I’m often taken back by the local landscape and history of the area.  Wednesday the 20th of December a friend invited me and some friends to go shoot at a tunnel.  Some of us talked about how we would hold up traffic on each end and allow traffic to pass through.  Perhaps it’s because I grew up in New York.  Major cities are loaded with tunnels and bridges, that allow the flow of traffic.  The subway’s come up out of their underground tunnels to cross the Brooklyn Bridge, The Holland, Midtown, Lincoln, and Battery tunnels all handle what is arguably the largest daily influx of traffic in the country.  So, you see I envisioned a highway or subway tunnel.
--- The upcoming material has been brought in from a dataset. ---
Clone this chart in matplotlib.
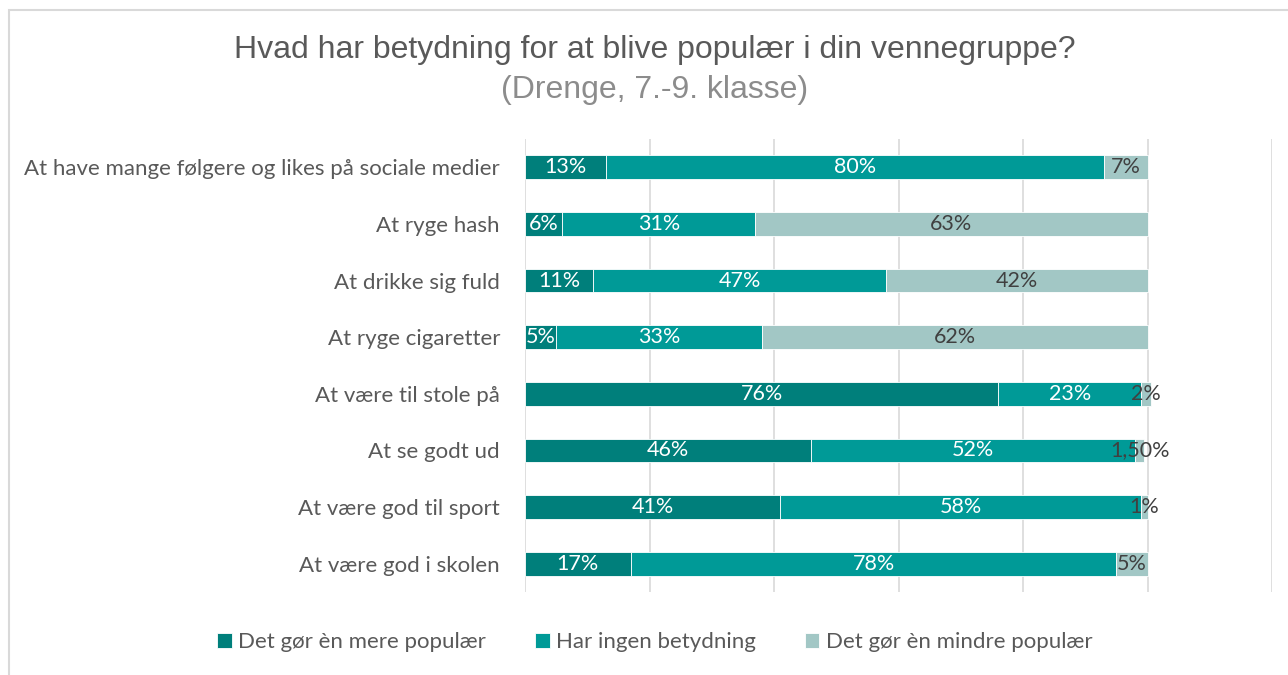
import matplotlib
matplotlib.use("Agg")
import matplotlib.pyplot as plt
from matplotlib.patches import Rectangle

# data (top to bottom)
categories = [
    "At have mange følgere og likes på sociale medier",
    "At ryge hash",
    "At drikke sig fuld",
    "At ryge cigaretter",
    "At være til stole på",
    "At se godt ud",
    "At være god til sport",
    "At være god i skolen",
]
mere = [13, 6, 11, 5, 76, 46, 41, 17]
ingen = [80, 31, 47, 33, 23, 52, 58, 78]
mindre = [7, 63, 42, 62, 1.5, 1.5, 1, 5]
mindre_labels = ["7%", "63%", "42%", "62%", "2%", "1,50%", "1%", "5%"]
series_names = ["Det gør èn mere populær", "Har ingen betydning", "Det gør èn mindre populær"]

col_dark = "#007F7B"
col_mid = "#009A97"
col_light = "#A2C7C5"
label_font = "Lato"

fig = plt.figure(figsize=(12.88, 6.75), dpi=100)
ax = fig.add_axes([525 / 1288, 1 - 592 / 675, (1272 - 525) / 1288, (592 - 139) / 675])

# outer chart border (top + left visible)
fig.patches.append(Rectangle((9 / 1288, -0.1), 1.2, (675 - 10) / 675 + 0.1,
                             transform=fig.transFigure, fill=False,
                             edgecolor="#D9D9D9", linewidth=1.5))

y = list(range(len(categories)))
h = 0.42
left2 = [a / 100 for a in mere]
left3 = [(a + b) / 100 for a, b in zip(mere, ingen)]
b1 = ax.barh(y, [v / 100 for v in mere], height=h, color=col_dark, edgecolor="white", linewidth=0.6, zorder=3)
b2 = ax.barh(y, [v / 100 for v in ingen], left=left2, height=h, color=col_mid, edgecolor="white", linewidth=0.6, zorder=3)
b3 = ax.barh(y, [v / 100 for v in mindre], left=left3, height=h, color=col_light, edgecolor="white", linewidth=0.6, zorder=3)

fs = 15.5
for i in y:
    ax.text((mere[i] / 200), i, f"{mere[i]}%", ha="center", va="center",
            color="white", fontsize=fs, family=label_font, zorder=4)
    ax.text(left2[i] + ingen[i] / 200, i, f"{ingen[i]}%", ha="center", va="center",
            color="white", fontsize=fs, family=label_font, zorder=4)
    ax.text(left3[i] + mindre[i] / 200, i, mindre_labels[i], ha="center", va="center",
            color="#404040", fontsize=fs, family=label_font, zorder=4)

ax.set_xlim(0, 1.2)
ax.set_ylim(len(categories) - 0.5, -0.5)
ax.set_xticks([0, 0.2, 0.4, 0.6, 0.8, 1.0, 1.2])
ax.set_xticklabels([])
ax.tick_params(axis="x", length=0)
ax.tick_params(axis="y", length=0, pad=18)
ax.set_yticks(y)
ax.set_yticklabels(categories, fontsize=16, color="#595959", family=label_font)
ax.grid(axis="x", color="#D9D9D9", linewidth=1.2, zorder=0)
for s in ax.spines.values():
    s.set_visible(False)

fig.text(655 / 1288, 1 - 50 / 675, "Hvad har betydning for at blive populær i din vennegruppe?",
         ha="center", va="center", fontsize=23, color="#595959", family="Liberation Sans")
fig.text(655 / 1288, 1 - 90 / 675, "(Drenge, 7.-9. klasse)",
         ha="center", va="center", fontsize=23, color="#8C8C8C", family="Liberation Sans")

leg = fig.legend([b1, b2, b3], series_names, loc="center", bbox_to_anchor=(655 / 1288, 1 - 642 / 675),
                 ncol=3, frameon=False, handlelength=0.65, handleheight=0.65, handletextpad=0.3,
                 columnspacing=2.2, prop={"family": label_font, "size": 16})
for t in leg.get_texts():
    t.set_color("#595959")

fig.savefig("out.png", dpi=100)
So, when we pulled into a small parking lot in the Lehigh Gorge State Park, I was sure I was in for a big letdown, but was I wrong.

As we got out and started up a very short path to what I perceived as a cave, I came to understand that this would have been an old train tunnel.  It almost certainly had to be steam engine trains that passed through this tunnel.  There had been some kind of collapse, just outside the entrance.   There were mature trees that were grown to either side of the entrance, a mound of dirt, and just inside there were boulders.  The entrance wouldn’t have given any indication of this being man made, but once inside it was obvious.  There are still tires still buried in the ground, spaced at consistent distances, even though the rails were all gone, it was still obvious what had passed through there.

The opening at the other end was inviting.  It had what looked like a guardrail and as I walked towards it I thought it opened to a path that would lead to the right.  But as I arrived at the other end, it was just some boards there to prevent folks from walking out to far.  In the past, the train would exit a sheer cliff.  The old concrete pillars still stood as sentinels, watching, and protecting a train that hasn’t passed for what I figure has been over a hundred years.  You see as I looked out this opening in the mountain, to the left, was a newer bridge, that carries the train.  We walked over to that as well and found a date in one of its pillars that said 1913.  So, I’m thinking that the tunnel was constructed perhaps in the mid-1800’s.

This has been my second or third trip to the Lehigh Gorge.  Every time I go, I’m pleasantly surprised at what I’ve seen.  I’m thinking that I’m going to be exploring this area in greater depth and see what other secrets it hold for me.